__REQUIRED WORK__: Print only the lines from the top of the data through the line with "plt.rcParams['hatch.linewidth'] = 1.1", both included, skipping every picture.

__INFORMATION PROVIDED__:
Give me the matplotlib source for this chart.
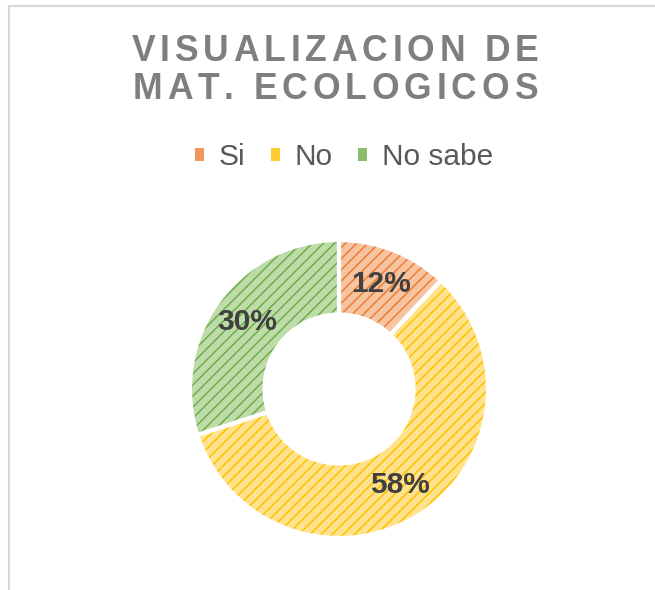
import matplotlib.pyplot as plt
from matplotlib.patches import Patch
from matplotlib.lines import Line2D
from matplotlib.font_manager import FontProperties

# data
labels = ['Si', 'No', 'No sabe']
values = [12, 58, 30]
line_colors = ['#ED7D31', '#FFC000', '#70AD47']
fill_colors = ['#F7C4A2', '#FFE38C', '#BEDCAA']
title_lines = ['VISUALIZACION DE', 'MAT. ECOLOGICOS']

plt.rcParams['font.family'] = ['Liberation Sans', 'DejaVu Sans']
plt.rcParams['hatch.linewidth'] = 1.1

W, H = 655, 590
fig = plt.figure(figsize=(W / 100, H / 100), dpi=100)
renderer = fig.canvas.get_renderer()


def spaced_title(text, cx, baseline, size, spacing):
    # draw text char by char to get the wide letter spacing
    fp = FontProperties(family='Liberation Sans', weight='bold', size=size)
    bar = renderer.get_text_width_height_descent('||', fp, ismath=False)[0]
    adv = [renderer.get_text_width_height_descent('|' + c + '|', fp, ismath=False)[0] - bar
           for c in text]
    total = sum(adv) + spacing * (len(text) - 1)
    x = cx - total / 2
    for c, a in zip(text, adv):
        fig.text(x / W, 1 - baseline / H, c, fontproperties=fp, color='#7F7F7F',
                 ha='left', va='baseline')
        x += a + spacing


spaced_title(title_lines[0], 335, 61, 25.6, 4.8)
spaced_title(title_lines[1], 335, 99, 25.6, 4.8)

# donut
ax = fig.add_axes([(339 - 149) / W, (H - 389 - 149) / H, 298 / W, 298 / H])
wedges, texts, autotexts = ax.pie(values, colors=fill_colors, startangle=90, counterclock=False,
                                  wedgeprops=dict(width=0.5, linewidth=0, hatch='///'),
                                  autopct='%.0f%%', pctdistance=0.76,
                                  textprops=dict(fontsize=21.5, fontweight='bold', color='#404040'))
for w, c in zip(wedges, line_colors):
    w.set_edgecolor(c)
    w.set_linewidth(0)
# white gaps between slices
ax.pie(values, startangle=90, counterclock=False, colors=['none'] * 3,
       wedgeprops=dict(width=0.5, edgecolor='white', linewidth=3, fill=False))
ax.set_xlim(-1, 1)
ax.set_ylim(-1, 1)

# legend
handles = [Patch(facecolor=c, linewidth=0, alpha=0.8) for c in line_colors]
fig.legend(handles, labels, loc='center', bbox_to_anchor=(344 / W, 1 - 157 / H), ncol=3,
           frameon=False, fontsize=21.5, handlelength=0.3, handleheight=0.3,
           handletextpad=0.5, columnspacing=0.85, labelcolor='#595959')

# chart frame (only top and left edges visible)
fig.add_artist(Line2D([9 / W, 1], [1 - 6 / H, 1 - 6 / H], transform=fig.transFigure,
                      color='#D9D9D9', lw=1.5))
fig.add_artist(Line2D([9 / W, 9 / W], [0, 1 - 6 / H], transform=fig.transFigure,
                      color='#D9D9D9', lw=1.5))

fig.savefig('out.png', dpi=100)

__RESULT OF THIS EXERCISE__:
Give me the matplotlib source for this chart.
import matplotlib.pyplot as plt
from matplotlib.patches import Patch
from matplotlib.lines import Line2D
from matplotlib.font_manager import FontProperties

# data
labels = ['Si', 'No', 'No sabe']
values = [12, 58, 30]
line_colors = ['#ED7D31', '#FFC000', '#70AD47']
fill_colors = ['#F7C4A2', '#FFE38C', '#BEDCAA']
title_lines = ['VISUALIZACION DE', 'MAT. ECOLOGICOS']

plt.rcParams['font.family'] = ['Liberation Sans', 'DejaVu Sans']
plt.rcParams['hatch.linewidth'] = 1.1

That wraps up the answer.